September 6, 2009

Travelog: Amsterdam 2009, Part IV

Saturday, September 05, 2009, Morning

I wanted to get started early, but in truth lounged around for a bit. All told I was out the door by 9, heading over to Centraal Station to buy an I amsterdam card from the tourist info office. That was a nightmare that I eventually abandoned. I was going to get a card, which gives you access to transportation all day and free admission to dozens of museums, discounts, and the like. I figured it’d be a good value given I had a lot on my list and wasn’t sure how much tramming I’d need to do. But the line in the office was long and slow and full of groups of men (young and old) starting out their weekend of adventures in Amsterdam. I figured I’d make my day work some other way. And I did.

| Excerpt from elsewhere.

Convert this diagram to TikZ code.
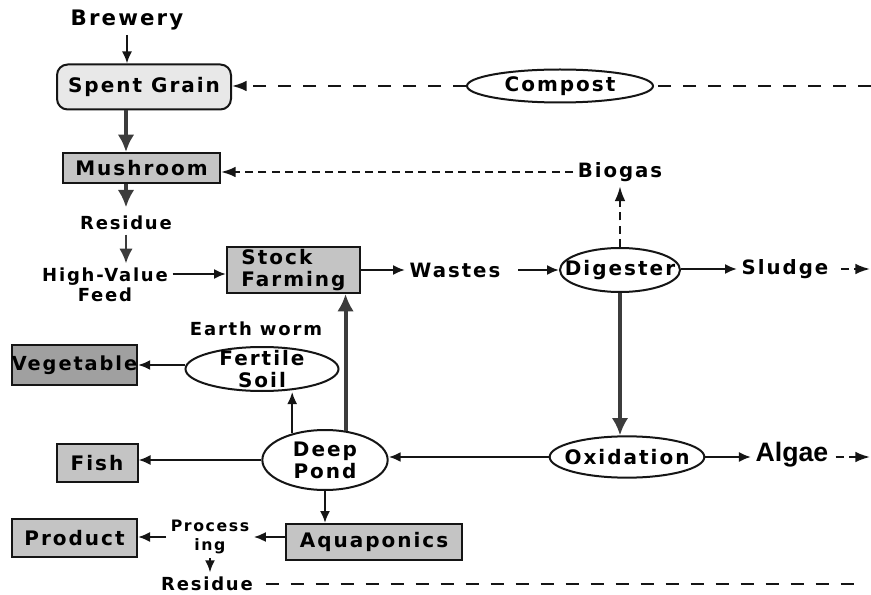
\documentclass[tikz,border=0pt]{standalone}
\usepackage{fontspec}
\setmainfont{DejaVu Sans}[LetterSpace=10]
\newfontfamily\algfont{Liberation Sans}
\usetikzlibrary{arrows.meta,shapes.geometric}
\definecolor{lightbox}{HTML}{E8E8E8}
\definecolor{midbox}{HTML}{C4C4C4}
\definecolor{darkbox}{HTML}{A0A0A0}
\definecolor{ink}{HTML}{151515}
\definecolor{heavyink}{HTML}{3C3C3C}
\begin{document}
\begin{tikzpicture}[x=0.75pt,y=-0.75pt,
  fbig/.style={font=\bfseries\fontsize{15}{16.5}\selectfont},
  fmid/.style={font=\bfseries\fontsize{14.8}{16}\selectfont},
  fsmall/.style={font=\bfseries\fontsize{13.5}{15}\selectfont},
  ftiny/.style={font=\bfseries\fontsize{11.8}{14}\selectfont},
  box/.style={draw=ink, line width=1.5pt, fill=midbox, inner sep=0pt, fbig},
  oval/.style={ellipse, draw=ink, line width=1.5pt, fill=white, inner sep=0pt},
  arr/.style={draw=ink, line width=1.5pt, -{Latex[length=9pt,width=7.5pt]}},
  grayarr/.style={draw=heavyink, line width=1.5pt, -{Latex[length=11pt,width=10pt]}},
  heavy/.style={draw=heavyink, line width=3pt, -{Latex[length=13pt,width=12.5pt]}},
  dline/.style={draw=ink, line width=1.5pt, dash pattern=on 9.75pt off 9pt},
  dsmall/.style={draw=ink, line width=1.5pt, dash pattern=on 6pt off 4pt},
  dtip/.style={-{Latex[length=11pt,width=8pt]}}
]
\useasboundingbox (0,0) rectangle (871,595);

% ---------- nodes ----------
\node[font=\bfseries\fontsize{16}{18}\selectfont] (brew) at (127,20) {Brewery};
\node[box, fill=lightbox, rounded corners=8pt, minimum width=130.5pt, minimum height=33.75pt] (sg) at (144,87) {Spent Grain};
\node[box, minimum width=117.75pt, minimum height=22.5pt] (mush) at (141.5,168) {Mushroom};
\node[fsmall] (resa) at (126,223) {Residue};
\node[fsmall, align=center] (hv) at (105,285) {High-Value\\Feed};
\node[box, align=left, minimum width=99.75pt, minimum height=34.5pt] (sf) at (293.5,270) {Stock\\Farming};
\node[fmid] (wst) at (455,270) {Wastes};
\node[oval, minimum width=90pt, minimum height=33pt, label={[fbig]center:Digester}] (dig) at (620,270) {};
\node[fmid] (sl) at (785,269) {Sludge};
\node[fmid] (bio) at (620,172) {Biogas};
\node[oval, minimum width=139.5pt, minimum height=24.75pt, label={[fbig]center:Compost}] (comp) at (560,86) {};
\node[oval, minimum width=116pt, minimum height=31pt, label={[fbig]center:Oxidation}] (ox) at (627,457) {};
\node[font=\algfont\bfseries\fontsize{20}{22}\selectfont] (alg) at (792,455) {Algae};
\node[oval, minimum width=94pt, minimum height=45pt, label={[fbig, align=center]center:{Deep\\Pond}}] (pond) at (325,460) {};
\node[fsmall] (ew) at (256,329) {Earth worm};
\node[oval, minimum width=114.75pt, minimum height=33pt, label={[fbig, align=center]center:{Fertile\\Soil}}] (fs) at (262,369) {};
\node[box, fill=darkbox, font=\bfseries\fontsize{14.5}{16}\selectfont, minimum width=92.25pt, minimum height=30pt] (veg) at (74.5,365) {Vegetable};
\node[box, minimum width=60.75pt, minimum height=28.5pt] (fish) at (97,463) {Fish};
\node[box, minimum width=132pt, minimum height=27pt] (aq) at (374,542) {Aquaponics};
\node[ftiny, align=center] (proc) at (210,537) {Process\\ing};
\node[box, minimum width=93.75pt, minimum height=28.5pt] (prod) at (74.5,538) {Product};
\node[fsmall] (resb) at (207,584) {Residue};

% helper coordinates
\coordinate (cx) at (126,0);
\coordinate (compR) at (871,86);
\coordinate (slR) at (870,269);
\coordinate (algR) at (870,457);
\coordinate (resR) at (860,586);

% ---------- connectors ----------
\draw[arr] (brew.south) -- (sg.north -| brew.south);
\draw[heavy] (sg.south -| cx) -- (mush.north -| cx);
\draw[heavy] (mush.south -| cx) -- ([yshift=3pt]resa.north -| cx);
\draw[grayarr] (resa.south -| cx) -- (hv.north -| cx);
\draw[arr] ([yshift=8.25pt]hv.east) -- ([yshift=8.25pt]hv.east -| sf.west);
\draw[arr] (sf.east) -- (wst.west);
\draw[arr, shorten <=10pt] (wst.east) -- (wst.east -| dig.west);
\draw[arr] (dig.east |- sl.west) -- (sl.west);
\draw[dsmall, dtip, shorten <=6pt] (sl.east) -- (slR);
\draw[dsmall, dtip] (dig.north) -- (bio.south -| dig.north);
\draw[dsmall, dtip] (bio.west) -- (bio.west -| mush.east);
\draw[dline] (compR) -- (comp.east);
\draw[dline, dtip] (comp.west) -- (comp.west -| sg.east);
\draw[heavy] (dig.south) -- (dig.south |- ox.north);
\draw[arr] (ox.east) -- (ox.east -| alg.west);
\draw[dsmall, dtip, shorten <=2pt] (alg.east |- algR) -- (algR);
\draw[arr, line width=2pt] (ox.west) -- (ox.west -| pond.east);
\draw[arr] (pond.west) -- (pond.west -| fish.east);
\draw[arr] (pond.141) -- (pond.141 |- fs.south);
\draw[heavy] (pond.55) -- (pond.55 |- sf.south);
\draw[arr] (fs.west |- veg.east) -- (veg.east);
\draw[arr] (pond.south) -- (pond.south |- aq.north);
\draw[arr] (aq.west |- proc.east) -- (proc.east);
\draw[arr] (proc.west) -- (proc.west -| prod.east);
\draw[arr] (proc.south) -- (resb.north -| proc.south);
\draw[dline, shorten <=6pt] (resb.east) -- (resb.east -| resR);
\end{tikzpicture}
\end{document}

An indispensible iPhone app has been the Amsterdam Mobile Guide. It was the only place I could find tram routes mapped out, and I used that to figure out which line I needed to get started on my day, and which route would bring me back to Centraal Station after walking all over the city. It includes itineraries for 8, 48, and 72 hours in the city, too, which helped me confirm which sights were a “must-see”. And it’s a free download.

The correct tram identified, I made my way to the museum district. First stop was the Van Gogh museum. I arrived 10 minutes before they opened, and a line had formed but there weren’t more than 75 people in front of me, most of which had an I amsterdam card. The museum opened a few minutes past ten and by 10:15 my coat and umbrella were checked and I was standing in front of one of Van Gogh’s self portraits. The Van Gogh collection fills only one floor, though he was a prolific painter.

It was fascinating to see how his style evolved from the traditional Dutch style of dark muted tones, to playing with color and line. The famous works displayed that I recognized included the scene of his bedroom, one of the vases of Sunflowers, one of the vases of Irises, and the Wheatfield with Crows. This last painting is theorized to be his final, and I once had a framed print of this, in another life.

The remaining two floors of the museum showcased works of artists that knew or were influenced by Van Gogh. I then returned to the Van Gogh section, which had become considerably more crowded by this time. I took a final swing around making mental pictures of what I’d seen, and made my way out. It was just slightly past 11.

A hop, skip and a jump later, I was in line at the Rijksmuseum, the national museum of the Netherlands.

The museum is under construction (and has been for something like seven years) so only a small portion of the building is open with a segment of its total works. I was surprised and disappointed at how small it was, actually.

However, I did see the highlights: Rembrants, Vemeers, dollhouses (intricate in their every detail), and a history of Delftware porcelain (which I later experienced in a washroom – as the toilet seat and lid!).

I learned that the trend in wealthy homes in the 17th century had been porcelain from China; however, a strike in China halted the export of their porcelain and the Delft company stepped in, first doing replicas, and then evolving the style into what it is today. Very clever and opportunistic!

I ran through this museum twice, as well, since the collection was limited. On the second time around, I realized that a significant number of paintings included dogs in some form or another. Being a dog lover, I could appreciate their presence in the various scenes and portraits.